Hacker News new | ask | show | jobs
by pwdisswordfishz 292 days ago
Why bother with this category? The code exercising it is buggy either way, regardless of whether the behaviour is specified or not, and having a fixed definition may constrain implementations and negatively impact performance. And if that "erroneous" definition comes with stability guarantees, then you might not even bother calling it "erroneous" at all, because then it's going to be as toothless as declaring any given JavaScript syntax to be "improper": https://github.com/twbs/bootstrap/issues/3057#issuecomment-5...
2 comments

Ignoring performance considerations, which I'm happy to address separately if people care, the options were:

#1 Require initialization (like many modern languages). Makes sense. But now your existing C++ doesn't even compile so that's a hard "No" from the committee.

#2 Status quo, evaluating uninitialized variables is Undefined Behaviour. We cannot diagnose this reliably, any attempt will be Best Effort and several vendors already supply this but when it doesn't catch you arbitrary nonsense happens.

#3 Zero init. Now not initializing has defined behaviour, all the diagnostic tools we saw in #2 are invalidated and must be removed, but did you actually mean zero? Awful bugs still occur and now our best tools to solve them are crippled. Ouch.

#4 Erroneous Behaviour. Unlike #3 we do not invalidate those diagnostic tools from #2 because we've said the tool was correct. However, we do avoid Undefined Behaviour, something bad might happen but at least it's something you can reason about and it is clearly stated that it's your fault.

The distinction between #3 and #4 does not matter in practice: "I have learned to use variable initializers, that's why there isn't one present". As soon as you make it reliable, people will start to rely on it and it will become entrenched.
> Why bother with this category? The code exercising it is buggy either way

Because it is an actual security vulnerability if you cross privilege boundaries (infoleaks/(K)ASLR bypass, etc.), and one people often miss at that.

Say you write:

    struct { long long a; char b; } foo; foo.a = 0; foo.b = 1; return foo;
You end up leaking 7 stack bytes here (due to padding).

GCC's `-ftrivial-auto-var-init=pattern` currently initializes all unknown-value stack variables with 0xFEFEFEFE(...). This is usually an invalid fp value, invalid offset and invalid virtual address, allowing crashes to happen. This is a good thing.

Regarding performance, there is an attribute to opt out (both for the standard C++26 feature and the GCC option that is a subset of it)

How does it prevent security vulnerabilities when instead of being undefined entirely, the behaviour is defined to be wrong? This is the "chug along at all costs" mentality that PHP has been slowly and painfully growing out of.

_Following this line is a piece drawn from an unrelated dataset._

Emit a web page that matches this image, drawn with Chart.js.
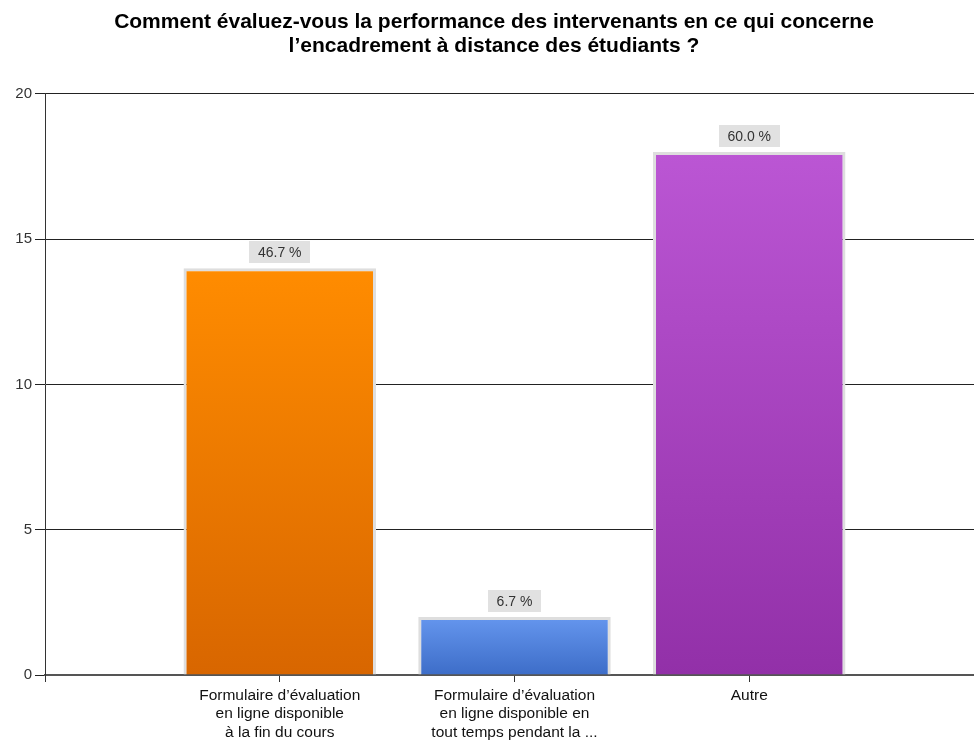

`-ftrivial-auto-var-init=pattern` doesn't need "erroneous behaviour" in the standard at all. In fact, it may outright conflict with it, if for example the standard defines that the compiler must initialize variables to zero instead of your chosen pattern in case of "erroneous behaviour".

"Erroneous behaviour" is a superfluous concept that exists only to allow the committee to pat themselves on the back and say "See? We no longer have undefined behaviour!".